DATA EXTRACT -
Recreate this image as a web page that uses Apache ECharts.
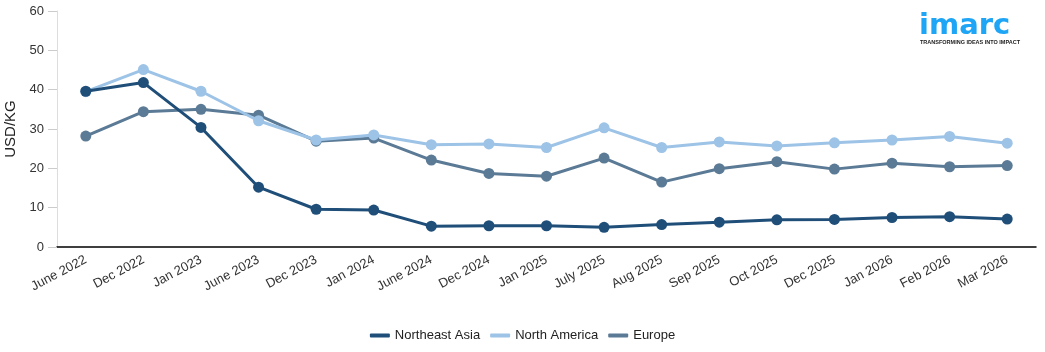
<!DOCTYPE html>
<html>
<head>
<meta charset="utf-8">
<script src="https://cdn.jsdelivr.net/npm/echarts@6/dist/echarts.min.js"></script>
<style>html,body{margin:0;padding:0;background:#fff}#c{width:1045px;height:352px}</style>
</head>
<body>
<div id="c"></div>
<script>
var categories = ['June 2022','Dec 2022','Jan 2023','June 2023','Dec 2023','Jan 2024','June 2024','Dec 2024','Jan 2025','July 2025','Aug 2025','Sep 2025','Oct 2025','Dec 2025','Jan 2026','Feb 2026','Mar 2026'];
var northeastAsia = [39.6,41.8,30.4,15.2,9.6,9.4,5.3,5.4,5.4,5.0,5.7,6.3,6.9,7.0,7.5,7.7,7.1];
var northAmerica = [39.5,45.1,39.6,32.1,27.2,28.5,26.0,26.2,25.3,30.3,25.3,26.7,25.7,26.5,27.2,28.1,26.4];
var europe = [28.2,34.4,35.0,33.5,26.9,27.7,22.1,18.7,18.0,22.6,16.5,19.9,21.7,19.8,21.3,20.4,20.7];
var yTicks = [0,10,20,30,40,50,60];

var font = 'Arial, "Liberation Sans", sans-serif';
var chart = echarts.init(document.getElementById('c'));
function mk(name, data, color, z) {
  return {
    name: name, type: 'line', data: data,
    symbol: 'circle', symbolSize: 11,
    lineStyle: { width: 3, color: color },
    itemStyle: { color: color },
    emphasis: { disabled: true },
    z: z
  };
}
chart.setOption({
  animation: false,
  textStyle: { fontFamily: font },
  grid: { left: 57, right: 9, top: 11, bottom: 105, outerBoundsMode: 'none', containLabel: false },
  legend: {
    bottom: 5, left: 'center',
    icon: 'roundRect', itemWidth: 20, itemHeight: 4, itemGap: 10,
    textStyle: { fontSize: 13, color: '#222', fontFamily: font },
    data: ['Northeast Asia','North America','Europe']
  },
  xAxis: {
    type: 'category', data: categories, boundaryGap: true,
    axisLine: { lineStyle: { color: '#000', width: 1.5 } },
    axisTick: { alignWithLabel: true, length: 8, lineStyle: { color: '#000' } },
    axisLabel: { rotate: 28, fontSize: 13, color: '#333', margin: 12, interval: 0, fontFamily: font }
  },
  yAxis: {
    type: 'value', min: yTicks[0], max: yTicks[yTicks.length-1], interval: 10,
    name: 'USD/KG', nameLocation: 'middle', nameGap: 38,
    nameTextStyle: { fontSize: 15, color: '#222', fontFamily: font },
    axisLine: { show: true, lineStyle: { color: '#ddd' } },
    axisTick: { show: true, length: 9, lineStyle: { color: '#ccc' } },
    splitLine: { show: false },
    axisLabel: { fontSize: 13, color: '#333', margin: 13, fontFamily: font }
  },
  graphic: [
    { type: 'text', x: 919, y: 12, style: { text: 'imarc', font: 'bold 29px "DejaVu Sans", sans-serif', fill: '#1ea5f5', verticalAlign: 'top' } },
    { type: 'text', x: 920, y: 39, style: { text: 'TRANSFORMING IDEAS INTO IMPACT', font: 'bold 5.5px Arial, sans-serif', fill: '#222', verticalAlign: 'top' } }
  ],
  series: [
    mk('Northeast Asia', northeastAsia, '#1f4e79', 4),
    mk('North America', northAmerica, '#9dc3e6', 3),
    mk('Europe', europe, '#5b7a95', 2)
  ]
});
</script>
</body>
</html>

AIM - Would you reproduce the lines above, from the very first through the line containing "var yTicks = [0,10,20,30,40,50,60];", exactly and without the pictures?

WRITTEN RESPONSE -
Recreate this image as a web page that uses Apache ECharts.
<!DOCTYPE html>
<html>
<head>
<meta charset="utf-8">
<script src="https://cdn.jsdelivr.net/npm/echarts@6/dist/echarts.min.js"></script>
<style>html,body{margin:0;padding:0;background:#fff}#c{width:1045px;height:352px}</style>
</head>
<body>
<div id="c"></div>
<script>
var categories = ['June 2022','Dec 2022','Jan 2023','June 2023','Dec 2023','Jan 2024','June 2024','Dec 2024','Jan 2025','July 2025','Aug 2025','Sep 2025','Oct 2025','Dec 2025','Jan 2026','Feb 2026','Mar 2026'];
var northeastAsia = [39.6,41.8,30.4,15.2,9.6,9.4,5.3,5.4,5.4,5.0,5.7,6.3,6.9,7.0,7.5,7.7,7.1];
var northAmerica = [39.5,45.1,39.6,32.1,27.2,28.5,26.0,26.2,25.3,30.3,25.3,26.7,25.7,26.5,27.2,28.1,26.4];
var europe = [28.2,34.4,35.0,33.5,26.9,27.7,22.1,18.7,18.0,22.6,16.5,19.9,21.7,19.8,21.3,20.4,20.7];
var yTicks = [0,10,20,30,40,50,60];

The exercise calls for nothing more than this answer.